Either spouse may file for modification or termination of payments, generally for unexpected events in one or both of their lives. An example of this would be if the paying spouse loses their job, or is diagnosed with a debilitating illness. They may formally request that the judge reduce or entirely eliminate support payments because their financial circumstances have drastically changed.
Alternatively, the receiving spouse can request an increase if there is a change in living expenses. An example of change in living expenses would be due to inflation, or if the paying spouse sees a significant rise in their income.
Both spouses can modify or terminate support, if they come to a mutual agreement that is filed with the court. It is imperative to note that remarriage automatically terminates alimony payments, unless the spouses agree in writing to the contrary. Additionally, a request for modification can be made on the basis of cohabitation. Cohabitation occurs when one party moves in with a new partner, or has a child with a new partner.
All modifications must be court approved.

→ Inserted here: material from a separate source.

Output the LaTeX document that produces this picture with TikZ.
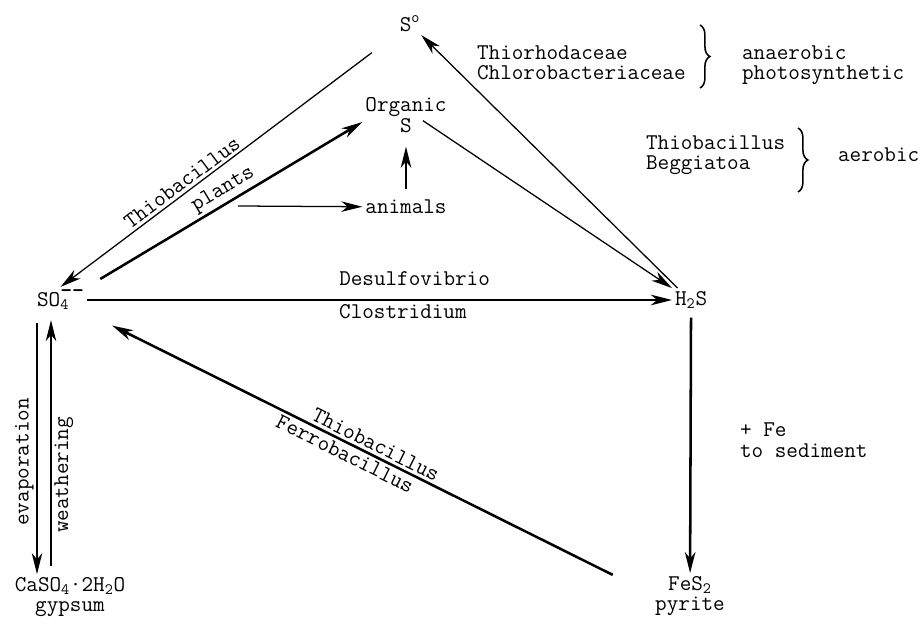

If you find yourself in need of a modification, it is best to request it as soon as possible while still adhering to the existing order. Failure to do so could result in serious legal consequences, such as being held in contempt of court. Modification and termination for paying alimony in Arkansas is much the same as in other states.
Do I Need a Lawyer to Get Alimony in Arkansas?
If you are in Arkansas and would like to receive alimony, you should consult with a family lawyer in Arkansas. To reiterate, the laws governing divorce and spousal support vary from state to state. As such, it is imperative that you consult with a local attorney in order to understand and adhere to all necessary laws set forth by your state.
An experienced and local family lawyer can help you file your request, provide proof of necessity, and represent you in court as needed. Additionally, they can help you through the modification process should that become necessary.